Mars vs. Venus: Four Reasons Men and Women Experience the Same Event Differently
There is clearly a disconnect between how men and women experience the same event, especially as it relates to physical contact and issues of consent. Just look at the testimonies of then Supreme Court candidate Brett Kavanaugh and the Professor of Psychology, Christine Blasey Ford. On the surface, both are equally credible individuals, but the common thread in their arguments was that someone had to be lying. Someone was getting it wrong. The focus was on disproving the testimony of one or the other. Is it conceivable that two people could experience the same event and have such radically differing recollections to the point where one wouldn’t remember it at all? The answer is yes, and there are four interconnected reasons why.
Many cultures have very delineated protocols regarding touch between the genders. American culture is an individualistic culture and as such is constantly evolving. To exam this question equitably we need to take a trip back in time to America circa 1980. Early 1980’s could easily be characterized as a time of excesses when it comes to alcohol and drugs. While women were enjoying greater freedoms from judgement regarding their behavior, society at the time still placed the onus for the consequences experienced when under the influence squarely on women. It is important to understand that I am not advocating this understanding. It was the prevailing position of the culture at the time. Why is this significant? Because it directly informs whether an individual is relaxed or cautious and on guard during the same event.

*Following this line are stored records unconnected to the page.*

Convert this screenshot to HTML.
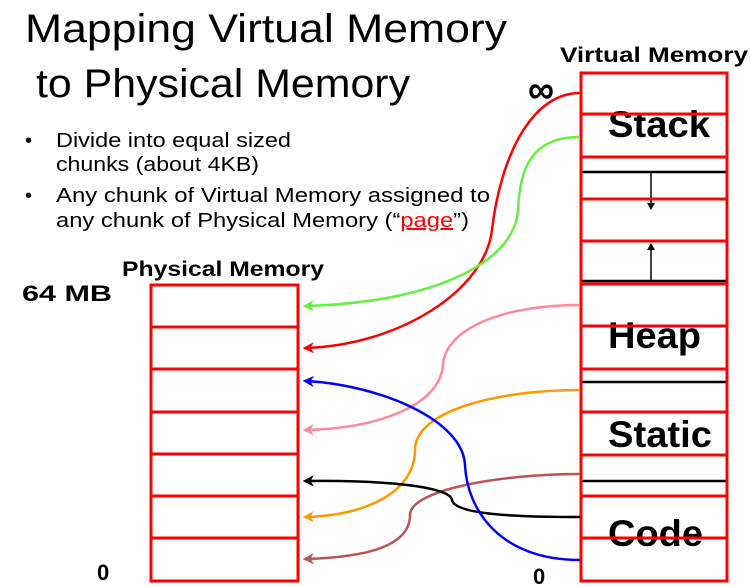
<!DOCTYPE html>
<html><head><meta charset="utf-8"><style>
html,body{margin:0;padding:0;background:#fff;}
svg{display:block;font-family:"Liberation Sans",sans-serif;}
</style></head><body>
<svg width="751" height="587" viewBox="0 0 751 587" xmlns="http://www.w3.org/2000/svg">
<defs>
<marker id="ag" viewBox="0 0 10 10" refX="7" refY="5" markerWidth="4.5" markerHeight="4.5" orient="auto"><path d="M0,0 L10,5 L0,10 L3,5 z" fill="#66ee44"/></marker>
<marker id="ar" viewBox="0 0 10 10" refX="7" refY="5" markerWidth="4.5" markerHeight="4.5" orient="auto"><path d="M0,0 L10,5 L0,10 L3,5 z" fill="#ff0000"/></marker>
<marker id="ap" viewBox="0 0 10 10" refX="7" refY="5" markerWidth="4.5" markerHeight="4.5" orient="auto"><path d="M0,0 L10,5 L0,10 L3,5 z" fill="#ff8899"/></marker>
<marker id="ao" viewBox="0 0 10 10" refX="7" refY="5" markerWidth="4.5" markerHeight="4.5" orient="auto"><path d="M0,0 L10,5 L0,10 L3,5 z" fill="#ff9900"/></marker>
<marker id="abr" viewBox="0 0 10 10" refX="7" refY="5" markerWidth="4.5" markerHeight="4.5" orient="auto"><path d="M0,0 L10,5 L0,10 L3,5 z" fill="#bb5555"/></marker>
<marker id="ak" viewBox="0 0 10 10" refX="7" refY="5" markerWidth="4.5" markerHeight="4.5" orient="auto"><path d="M0,0 L10,5 L0,10 L3,5 z" fill="#000"/></marker>
<marker id="ab" viewBox="0 0 10 10" refX="7" refY="5" markerWidth="4.5" markerHeight="4.5" orient="auto"><path d="M0,0 L10,5 L0,10 L3,5 z" fill="#0000ff"/></marker>
</defs>
<text x="25" y="42" font-size="40" textLength="482" lengthAdjust="spacingAndGlyphs">Mapping Virtual Memory</text>
<text x="36" y="97" font-size="40" textLength="374" lengthAdjust="spacingAndGlyphs">to Physical Memory</text>
<g font-size="20">
<text x="25" y="147">•</text>
<text x="56" y="147" textLength="235" lengthAdjust="spacingAndGlyphs">Divide into equal sized</text>
<text x="56" y="171" textLength="203" lengthAdjust="spacingAndGlyphs">chunks (about 4KB)</text>
<text x="25" y="202">•</text>
<text x="56" y="202" textLength="434" lengthAdjust="spacingAndGlyphs">Any chunk of Virtual Memory assigned to</text>
<text x="56" y="227" textLength="413" lengthAdjust="spacingAndGlyphs">any chunk of Physical Memory (“<tspan fill="#ff0000" text-decoration="underline">page</tspan>”)</text>
</g>
<text x="122" y="276" font-size="21" font-weight="bold" textLength="202" lengthAdjust="spacingAndGlyphs">Physical Memory</text>
<text x="22" y="301" font-size="22" font-weight="bold" textLength="90" lengthAdjust="spacingAndGlyphs">64 MB</text>
<text x="97" y="580" font-size="22" font-weight="bold">0</text>
<text x="533" y="584" font-size="22" font-weight="bold">0</text>
<text x="560" y="62" font-size="21" font-weight="bold" textLength="188" lengthAdjust="spacingAndGlyphs">Virtual Memory</text>
<text x="528" y="103" font-size="40" font-weight="bold" textLength="26" lengthAdjust="spacingAndGlyphs">∞</text>

<g font-size="37" font-weight="bold">
<text x="608" y="137" textLength="102" lengthAdjust="spacingAndGlyphs">Stack</text>
<text x="608" y="348" textLength="93" lengthAdjust="spacingAndGlyphs">Heap</text>
<text x="608" y="447" textLength="104" lengthAdjust="spacingAndGlyphs">Static</text>
<text x="608" y="546" textLength="95" lengthAdjust="spacingAndGlyphs">Code</text>
</g>
<g stroke="#000" stroke-width="2.5">
<line x1="582" y1="172" x2="727" y2="172"/>
<line x1="582" y1="281" x2="727" y2="281"/>
<line x1="582" y1="382" x2="727" y2="382"/>
<line x1="582" y1="481" x2="727" y2="481"/>
<line x1="651" y1="172" x2="651" y2="204" stroke-width="1.5"/>
<line x1="651" y1="281" x2="651" y2="249" stroke-width="1.5"/>
</g>
<path d="M647,203 L655,203 L651,210 z" fill="#000"/>
<path d="M647,250 L655,250 L651,243 z" fill="#000"/>
<g stroke="#ff0000" stroke-width="3" fill="none">
<rect x="581" y="73" width="146" height="508"/>
<line x1="581" y1="114" x2="727" y2="114"/>
<line x1="581" y1="157" x2="727" y2="157"/>
<line x1="581" y1="199" x2="727" y2="199"/>
<line x1="581" y1="241" x2="727" y2="241"/>
<line x1="581" y1="284" x2="727" y2="284"/>
<line x1="581" y1="326" x2="727" y2="326"/>
<line x1="581" y1="369" x2="727" y2="369"/>
<line x1="581" y1="412" x2="727" y2="412"/>
<line x1="581" y1="455" x2="727" y2="455"/>
<line x1="581" y1="496" x2="727" y2="496"/>
<line x1="581" y1="538" x2="727" y2="538"/>
</g>
<g stroke="#ff0000" stroke-width="3" fill="none">
<rect x="151" y="285" width="147" height="296"/>
<line x1="151" y1="327" x2="298" y2="327"/>
<line x1="151" y1="369" x2="298" y2="369"/>
<line x1="151" y1="412" x2="298" y2="412"/>
<line x1="151" y1="454" x2="298" y2="454"/>
<line x1="151" y1="496" x2="298" y2="496"/>
<line x1="151" y1="538" x2="298" y2="538"/>
</g>
<g fill="none" stroke-width="2.5">
<path d="M580,93 C530,93 500,160 492,230 C485,290 400,345 306,348" stroke="#ff0000" marker-end="url(#ar)"/>
<path d="M580,137 C530,137 520,170 518,210 C515,260 440,302 306,306" stroke="#66ee44" marker-end="url(#ag)"/>
<path d="M580,305 C500,305 445,330 443,365 C440,405 380,428 306,430" stroke="#ff8899" marker-end="url(#ap)"/>
<path d="M580,390 C500,390 415,410 415,450 C415,490 370,515 306,517" stroke="#ff9900" marker-end="url(#ao)"/>
<path d="M580,474 C500,474 410,490 410,515 C410,545 370,557 306,559" stroke="#bb5555" marker-end="url(#abr)"/>
<path d="M580,517 C520,517 455,515 452,500 C450,486 380,480 306,481" stroke="#000" marker-end="url(#ak)"/>
<path d="M580,560 C500,560 467,510 465,465 C463,420 380,385 306,381" stroke="#0000ff" marker-end="url(#ab)"/>
</g>
</svg>
</body></html>
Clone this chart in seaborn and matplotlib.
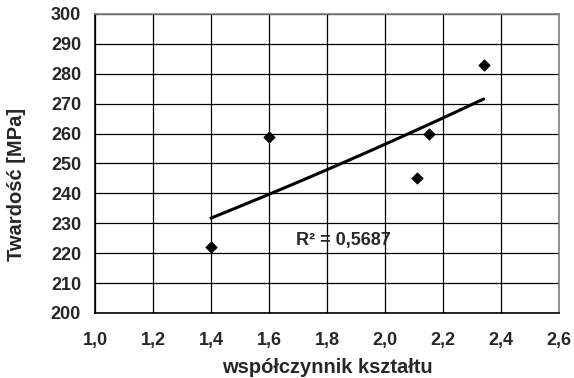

Our family experience is our first school of self-expression. We learn first through modeling our caregivers, second by experience, and afterwards it’s subsequent consequences and rewards. A five-year-old girl falls down at the playground and starts to cry. Common parental responses, “you’re okay” followed by a quick hug and “let me kiss it and make it better.” A little boy falls at the same playground, you may hear the same, but if he continues to cry you can also frequently hear, “Come on little man suck it up, boys don’t cry.” You may even hear “stop acting like a little girl, boys don’t cry! There are several different messages boys learn in that experience: It’s not okay to feel what you’re feeling. Whatever you’re feeling, keep it to yourself. There’s something lesser than, about being a girl. These early messages help boys to learn how to filter and minimize their emotional expression to those considered socially acceptable such as anger and humor.
All humans without fail, experience reality through the filter of perception. Consequently, how perception is impacted is extremely significant. While not an exhaustive list, perception is formed by prior personal experience, societal influencers, family values, peers and education. Again, this is where the paths of men and women diverge. Early 80’s the messages both at the societal and individual levels clearly supported a different value system for boys versus girls. “Boys will be boys.” “A real man can hold his liquor.” Couple those familiar sayings with beliefs of the time that “partying is cool.” “a girl can’t blame anyone but herself for what happens when she’s drunk.” So, males and females attending a high school party in 80’s arrived with a differing sense of responsibility. Girls knew they needed to be cautious and were responsible if they weren’t. Boys are expected to have a good time. Why is the perception so important? Because it’s the foundation for what occurs next.
The Physiological Response
Our body is designed to respond to what we think. As a result of expectations and perceptions, our body in any given set of circumstances, produces neurotransmitters and hormones that can prepare us for pleasure or stress and danger. So how do two people involved in the same interaction experience it so differently? When a contact is invited or welcomed, or we initiate contact, we experience the release of oxytocin which gives us a sense of wellbeing, reduces stress and has an overall soothing affect. This is why being physically comforted, hugged or touched when we are upset, for most people has such a soothing affect.
But what if the recipient is not okay with the contact? If the recipient of the contact does not consent to it, whether stated or not, the chemicals, the hormones and neurotransmitters produced will be different and will include, among others, norepinephrine and epinephrine more commonly known as adrenaline. What role do these chemicals play? They prepare us to flee, fight or freeze. In addition, they impact memory, in particular, the hippocampus, which is the part of the brain that stores long-term memory. These chemicals will trigger the long-term memory of an emotionally charged experience.
While we are not saying this is the case in the Blasey-Ford / Kavanaugh case, we are saying that this is how two people in the same experience can have such different recollections. Is it possible that the memories could be so distinct that one individual will not remember it at all? Yes, it’s possible. Neurotransmitters and hormones are not generated by what is intended, they are generated by what is perceived. If the recipient of a physical contact perceives it as unwanted, the mind will process the experience as a threat, and memory will be triggered. If the person initiating the contact is heavily inebriated and experiences blackouts they are primarily focused on their own perceptions and since they perceive no threat the memory is treated the same as any experience included in the blackout period.
How do we bridge the gap? We change the narrative that impacts perception. We need to eliminate those phrases we teach children, that remain ingrained in them, which encourage a better than less than mentality. We also need to accept a new narrative that teaches males that Real Men Talk™. The more men learn to better communicate, especially as it relates to emotions, the better they will be at gauging the responses of those with whom they are engaging and interactions will become more about actual experience and less about perception.